* [Directions]: Can you output the material exactly as written, minus any pictures it holds?

* [Data excerpt]:
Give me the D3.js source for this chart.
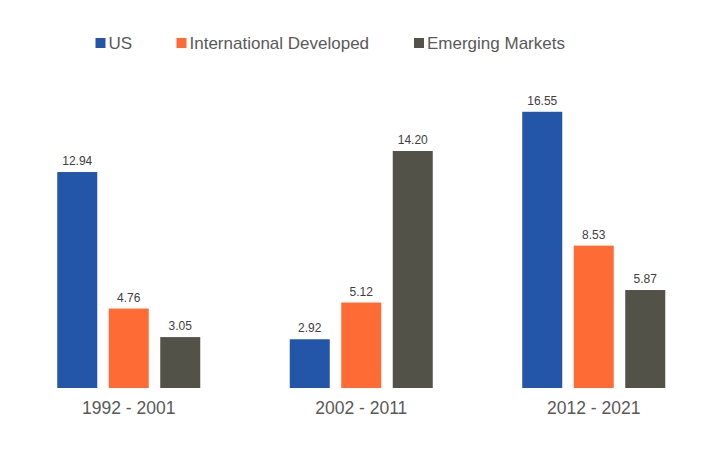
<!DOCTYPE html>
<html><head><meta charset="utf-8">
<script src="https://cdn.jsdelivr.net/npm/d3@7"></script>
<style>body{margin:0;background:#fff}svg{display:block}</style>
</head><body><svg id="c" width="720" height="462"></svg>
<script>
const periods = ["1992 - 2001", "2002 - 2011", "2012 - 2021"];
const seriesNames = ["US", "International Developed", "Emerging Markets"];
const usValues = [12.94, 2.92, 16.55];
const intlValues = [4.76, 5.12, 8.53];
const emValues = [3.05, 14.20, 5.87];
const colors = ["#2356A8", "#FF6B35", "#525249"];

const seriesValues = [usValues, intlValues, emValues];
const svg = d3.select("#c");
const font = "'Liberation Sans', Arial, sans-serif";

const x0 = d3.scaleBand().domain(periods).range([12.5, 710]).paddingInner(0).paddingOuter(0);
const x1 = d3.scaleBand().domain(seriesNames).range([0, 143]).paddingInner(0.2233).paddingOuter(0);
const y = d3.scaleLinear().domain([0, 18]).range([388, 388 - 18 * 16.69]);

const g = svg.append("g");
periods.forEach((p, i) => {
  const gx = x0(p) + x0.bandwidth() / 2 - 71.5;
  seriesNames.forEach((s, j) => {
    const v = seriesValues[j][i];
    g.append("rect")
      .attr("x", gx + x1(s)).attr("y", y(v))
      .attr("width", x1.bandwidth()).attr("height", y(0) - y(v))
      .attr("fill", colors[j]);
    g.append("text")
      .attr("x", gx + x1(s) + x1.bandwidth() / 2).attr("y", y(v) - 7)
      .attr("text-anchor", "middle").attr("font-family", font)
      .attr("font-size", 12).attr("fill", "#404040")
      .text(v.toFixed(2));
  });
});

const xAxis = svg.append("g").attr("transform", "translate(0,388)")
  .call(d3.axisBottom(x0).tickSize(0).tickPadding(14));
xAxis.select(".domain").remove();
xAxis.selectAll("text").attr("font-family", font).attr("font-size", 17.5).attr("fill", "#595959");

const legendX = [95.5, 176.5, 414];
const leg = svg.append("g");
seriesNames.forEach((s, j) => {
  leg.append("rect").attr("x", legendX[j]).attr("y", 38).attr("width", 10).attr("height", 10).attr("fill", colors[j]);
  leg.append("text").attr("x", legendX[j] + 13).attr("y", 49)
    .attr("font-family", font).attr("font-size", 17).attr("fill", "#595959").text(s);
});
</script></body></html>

* [Output of the exercise]:
Give me the D3.js source for this chart.
<!DOCTYPE html>
<html><head><meta charset="utf-8">
<script src="https://cdn.jsdelivr.net/npm/d3@7"></script>
<style>body{margin:0;background:#fff}svg{display:block}</style>
</head><body><svg id="c" width="720" height="462"></svg>
<script>
const periods = ["1992 - 2001", "2002 - 2011", "2012 - 2021"];
const seriesNames = ["US", "International Developed", "Emerging Markets"];
const usValues = [12.94, 2.92, 16.55];
const intlValues = [4.76, 5.12, 8.53];
const emValues = [3.05, 14.20, 5.87];
const colors = ["#2356A8", "#FF6B35", "#525249"];

const seriesValues = [usValues, intlValues, emValues];
const svg = d3.select("#c");
const font = "'Liberation Sans', Arial, sans-serif";

const x0 = d3.scaleBand().domain(periods).range([12.5, 710]).paddingInner(0).paddingOuter(0);
const x1 = d3.scaleBand().domain(seriesNames).range([0, 143]).paddingInner(0.2233).paddingOuter(0);
const y = d3.scaleLinear().domain([0, 18]).range([388, 388 - 18 * 16.69]);

const g = svg.append("g");
periods.forEach((p, i) => {
  const gx = x0(p) + x0.bandwidth() / 2 - 71.5;
  seriesNames.forEach((s, j) => {
    const v = seriesValues[j][i];
    g.append("rect")
      .attr("x", gx + x1(s)).attr("y", y(v))
      .attr("width", x1.bandwidth()).attr("height", y(0) - y(v))
      .attr("fill", colors[j]);
    g.append("text")
      .attr("x", gx + x1(s) + x1.bandwidth() / 2).attr("y", y(v) - 7)
      .attr("text-anchor", "middle").attr("font-family", font)
      .attr("font-size", 12).attr("fill", "#404040")
      .text(v.toFixed(2));
  });
});

const xAxis = svg.append("g").attr("transform", "translate(0,388)")
  .call(d3.axisBottom(x0).tickSize(0).tickPadding(14));
xAxis.select(".domain").remove();
xAxis.selectAll("text").attr("font-family", font).attr("font-size", 17.5).attr("fill", "#595959");

const legendX = [95.5, 176.5, 414];
const leg = svg.append("g");
seriesNames.forEach((s, j) => {
  leg.append("rect").attr("x", legendX[j]).attr("y", 38).attr("width", 10).attr("height", 10).attr("fill", colors[j]);
  leg.append("text").attr("x", legendX[j] + 13).attr("y", 49)
    .attr("font-family", font).attr("font-size", 17).attr("fill", "#595959").text(s);
});
</script></body></html>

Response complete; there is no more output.